Puncaknya adalah ketika terjadi peristiwa Paris ’68 di Prancis. Pada saat itu mahasiswa sebagai bagian dari ‘middle class’ atau kaum intelektual melebur bersama para kaum ‘underground’ dan kaum miskin kota dalam hal ini korban PHK akibat dampak dari revolusi industri melakukan demonstrasi besar-besaran menuntut perbaikan ekonomi. Selama berminggu-minggu mereka membuat barikade di jalan-jalan kota Paris dan melakukan aksi mogok secara nasional. Hingga akhirnya pemerintah Prancis melakukan reformasi total di segala bidang. Salah satu alumnus peristiwa Paris ’68 adalah Malcolm Mc Laren yang jadi manajer band punk rock kontroversial sepanjang masa, Sex Pistols.

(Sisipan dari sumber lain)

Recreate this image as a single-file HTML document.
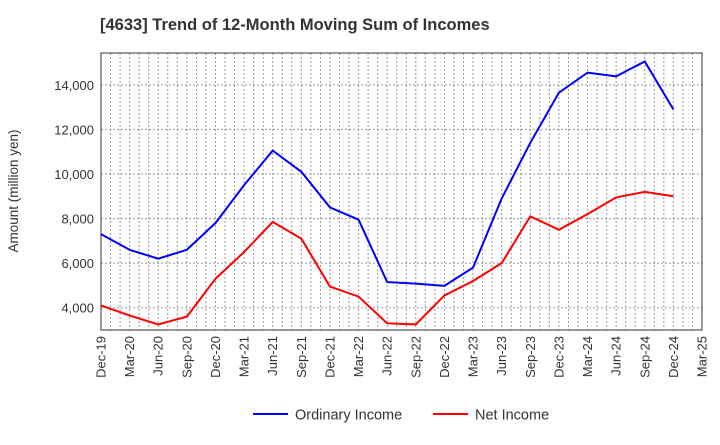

Underground Era Flower Generation
Kondisi di Amerika kurang lebih sama. Di Amerika pada tahun 50-an masih menganut sistem politik apartheid dan perbudakan. Masyarakat sosial Amerika pada saat itu terbagi menjadi tiga kelas sosial utama. Kelas borjuis yaitu kaum pengusaha, birokrat dan agamawan yang cenderung rasis dan menjunjung tinggi semangat ‘white supremacy’. Kaum tehnokrat yang terdiri kaum intelektual dan mahasiswa. Kaum buruh yang terdiri dari budak-budak kulit hitam. Pembagian strata sosial ini membawa dampak pada pola berkesenian. Pada saat itu para budak kulit hitam yang kebanyakan berasal dari benua afrika oleh hukum yang berlaku pada saat itu mendapatkan perlakuan yang tidak manusiawi. Gaji yang tidak sesuai dengan porsi kerja dan tindakan diskriminatif di segala bidang. Semua gerak langkah mereka dibatasi hingga menimbulkan rasa frustasi yang begitu mendalam. Satu-satunya saluran ekspresi mereka adalah lewat media musik. Mereka biasanya dipisahkan dari lingkungan kulit putih dengan cara kolonisasi. Dibuatkan area perkampungan yang kumuh atau dikenal dengan istilah ‘ghetto’ dan sengaja dibuat miskin secara sistematis hingga menimbulkan kerawanan sosial.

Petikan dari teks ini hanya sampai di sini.